◆ **Information provided**:
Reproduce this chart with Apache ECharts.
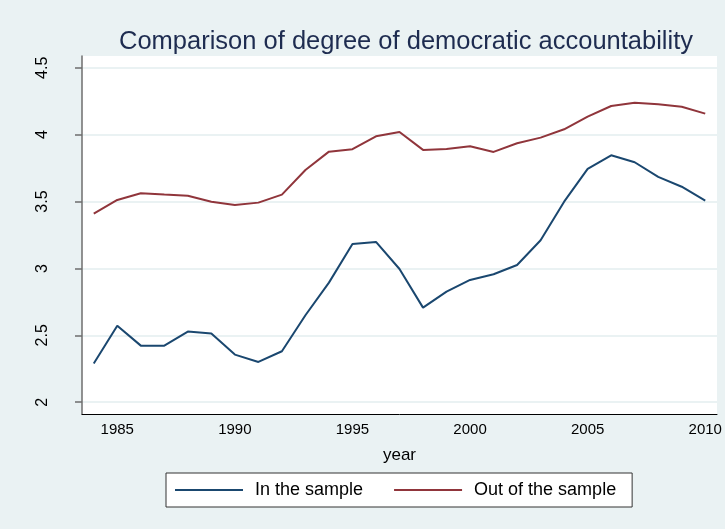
<!DOCTYPE html>
<html>
<head>
<meta charset="utf-8">
<script src="https://cdn.jsdelivr.net/npm/echarts@6/dist/echarts.min.js"></script>
<style>
  html, body { margin: 0; padding: 0; background: #eaf2f3; }
  #chart { width: 725px; height: 529px; }
</style>
</head>
<body>
<div id="chart"></div>
<script>
// years on the x axis
const years = [1984, 1985, 1986, 1987, 1988, 1989, 1990, 1991, 1992, 1993, 1994, 1995, 1996,
  1997, 1998, 1999, 2000, 2001, 2002, 2003, 2004, 2005, 2006, 2007, 2008, 2009, 2010];

// in the sample
const inSample = [2.29, 2.572, 2.423, 2.423, 2.528, 2.513, 2.356, 2.301, 2.381, 2.65, 2.894, 3.183, 3.198,
  2.996, 2.707, 2.827, 2.914, 2.957, 3.026, 3.211, 3.499, 3.744, 3.846, 3.794, 3.684, 3.611, 3.507];

// out of the sample
const outSample = [3.41, 3.512, 3.562, 3.552, 3.544, 3.499, 3.475, 3.492, 3.552, 3.736, 3.873, 3.891, 3.988,
  4.02, 3.886, 3.893, 3.913, 3.871, 3.936, 3.978, 4.04, 4.135, 4.214, 4.239, 4.227, 4.209, 4.157];

const yTicks = [2, 2.5, 3, 3.5, 4, 4.5];

const font = "'Liberation Sans', Arial, sans-serif";

let myChart = echarts.init(document.getElementById("chart"));
myChart.setOption({
  backgroundColor: "#eaf2f3",
  textStyle: { fontFamily: font },
  title: {
    text: "Comparison of degree of democratic accountability",
    left: 401,
    textAlign: "center",
    top: 24,
    textStyle: { fontFamily: font, fontSize: 25.5, fontWeight: "normal", color: "#1e2c50" },
  },
  grid: {
    left: 82,
    right: 8,
    top: 56,
    bottom: 115,
    show: true,
    backgroundColor: "#ffffff",
    borderWidth: 0,
  },
  legend: {
    data: ["In the sample", "Out of the sample"],
    left: 166,
    top: 473,
    backgroundColor: "#ffffff",
    borderColor: "#333333",
    borderWidth: 1,
    padding: [8, 16, 8, 9],
    itemGap: 31,
    itemWidth: 68,
    itemHeight: 2,
    icon: "rect",
    textStyle: { fontFamily: font, fontSize: 18, color: "#000", padding: [0, 0, 0, 7] },
  },
  xAxis: {
    type: "category",
    data: years,
    boundaryGap: true,
    name: "year",
    nameLocation: "middle",
    nameGap: 33,
    nameTextStyle: { fontFamily: font, fontSize: 17, color: "#000" },
    axisLine: { lineStyle: { color: "#000", width: 1 } },
    axisTick: {
      alignWithLabel: true,
      length: 6,
      interval: (i, v) => Number(v) % 5 === 0,
      lineStyle: { color: "#000" },
    },
    axisLabel: {
      interval: (i, v) => Number(v) % 5 === 0,
      fontSize: 15,
      color: "#000",
      margin: 8,
    },
    splitLine: { show: false },
  },
  yAxis: {
    type: "value",
    min: 1.912,
    max: 4.588,
    axisLine: { show: true, lineStyle: { color: "#6e6e6e", width: 1.5 } },
    axisTick: { show: true, length: 7, customValues: yTicks, lineStyle: { color: "#6e6e6e", width: 1.5 } },
    axisLabel: {
      customValues: yTicks,
      rotate: 90,
      fontSize: 16,
      color: "#000",
      margin: 31,
    },
    splitLine: { show: true, customValues: yTicks, lineStyle: { color: "#eaf2f3", width: 2 } },
  },
  series: [
    {
      name: "In the sample",
      type: "line",
      data: inSample,
      symbol: "none",
      lineStyle: { color: "#1a476f", width: 2 },
      itemStyle: { color: "#1a476f" },
    },
    {
      name: "Out of the sample",
      type: "line",
      data: outSample,
      symbol: "none",
      lineStyle: { color: "#90353b", width: 2 },
      itemStyle: { color: "#90353b" },
    },
  ],
});
window.addEventListener("resize", () => {
  myChart.resize();
});
</script>
</body>
</html>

◆ **Exercise**: Except for the pictures, copy the material above exactly.

◆ **Solution for this task**:
Reproduce this chart with Apache ECharts.
<!DOCTYPE html>
<html>
<head>
<meta charset="utf-8">
<script src="https://cdn.jsdelivr.net/npm/echarts@6/dist/echarts.min.js"></script>
<style>
  html, body { margin: 0; padding: 0; background: #eaf2f3; }
  #chart { width: 725px; height: 529px; }
</style>
</head>
<body>
<div id="chart"></div>
<script>
// years on the x axis
const years = [1984, 1985, 1986, 1987, 1988, 1989, 1990, 1991, 1992, 1993, 1994, 1995, 1996,
  1997, 1998, 1999, 2000, 2001, 2002, 2003, 2004, 2005, 2006, 2007, 2008, 2009, 2010];

// in the sample
const inSample = [2.29, 2.572, 2.423, 2.423, 2.528, 2.513, 2.356, 2.301, 2.381, 2.65, 2.894, 3.183, 3.198,
  2.996, 2.707, 2.827, 2.914, 2.957, 3.026, 3.211, 3.499, 3.744, 3.846, 3.794, 3.684, 3.611, 3.507];

// out of the sample
const outSample = [3.41, 3.512, 3.562, 3.552, 3.544, 3.499, 3.475, 3.492, 3.552, 3.736, 3.873, 3.891, 3.988,
  4.02, 3.886, 3.893, 3.913, 3.871, 3.936, 3.978, 4.04, 4.135, 4.214, 4.239, 4.227, 4.209, 4.157];

const yTicks = [2, 2.5, 3, 3.5, 4, 4.5];

const font = "'Liberation Sans', Arial, sans-serif";

let myChart = echarts.init(document.getElementById("chart"));
myChart.setOption({
  backgroundColor: "#eaf2f3",
  textStyle: { fontFamily: font },
  title: {
    text: "Comparison of degree of democratic accountability",
    left: 401,
    textAlign: "center",
    top: 24,
    textStyle: { fontFamily: font, fontSize: 25.5, fontWeight: "normal", color: "#1e2c50" },
  },
  grid: {
    left: 82,
    right: 8,
    top: 56,
    bottom: 115,
    show: true,
    backgroundColor: "#ffffff",
    borderWidth: 0,
  },
  legend: {
    data: ["In the sample", "Out of the sample"],
    left: 166,
    top: 473,
    backgroundColor: "#ffffff",
    borderColor: "#333333",
    borderWidth: 1,
    padding: [8, 16, 8, 9],
    itemGap: 31,
    itemWidth: 68,
    itemHeight: 2,
    icon: "rect",
    textStyle: { fontFamily: font, fontSize: 18, color: "#000", padding: [0, 0, 0, 7] },
  },
  xAxis: {
    type: "category",
    data: years,
    boundaryGap: true,
    name: "year",
    nameLocation: "middle",
    nameGap: 33,
    nameTextStyle: { fontFamily: font, fontSize: 17, color: "#000" },
    axisLine: { lineStyle: { color: "#000", width: 1 } },
    axisTick: {
      alignWithLabel: true,
      length: 6,
      interval: (i, v) => Number(v) % 5 === 0,
      lineStyle: { color: "#000" },
    },
    axisLabel: {
      interval: (i, v) => Number(v) % 5 === 0,
      fontSize: 15,
      color: "#000",
      margin: 8,
    },
    splitLine: { show: false },
  },
  yAxis: {
    type: "value",
    min: 1.912,
    max: 4.588,
    axisLine: { show: true, lineStyle: { color: "#6e6e6e", width: 1.5 } },
    axisTick: { show: true, length: 7, customValues: yTicks, lineStyle: { color: "#6e6e6e", width: 1.5 } },
    axisLabel: {
      customValues: yTicks,
      rotate: 90,
      fontSize: 16,
      color: "#000",
      margin: 31,
    },
    splitLine: { show: true, customValues: yTicks, lineStyle: { color: "#eaf2f3", width: 2 } },
  },
  series: [
    {
      name: "In the sample",
      type: "line",
      data: inSample,
      symbol: "none",
      lineStyle: { color: "#1a476f", width: 2 },
      itemStyle: { color: "#1a476f" },
    },
    {
      name: "Out of the sample",
      type: "line",
      data: outSample,
      symbol: "none",
      lineStyle: { color: "#90353b", width: 2 },
      itemStyle: { color: "#90353b" },
    },
  ],
});
window.addEventListener("resize", () => {
  myChart.resize();
});
</script>
</body>
</html>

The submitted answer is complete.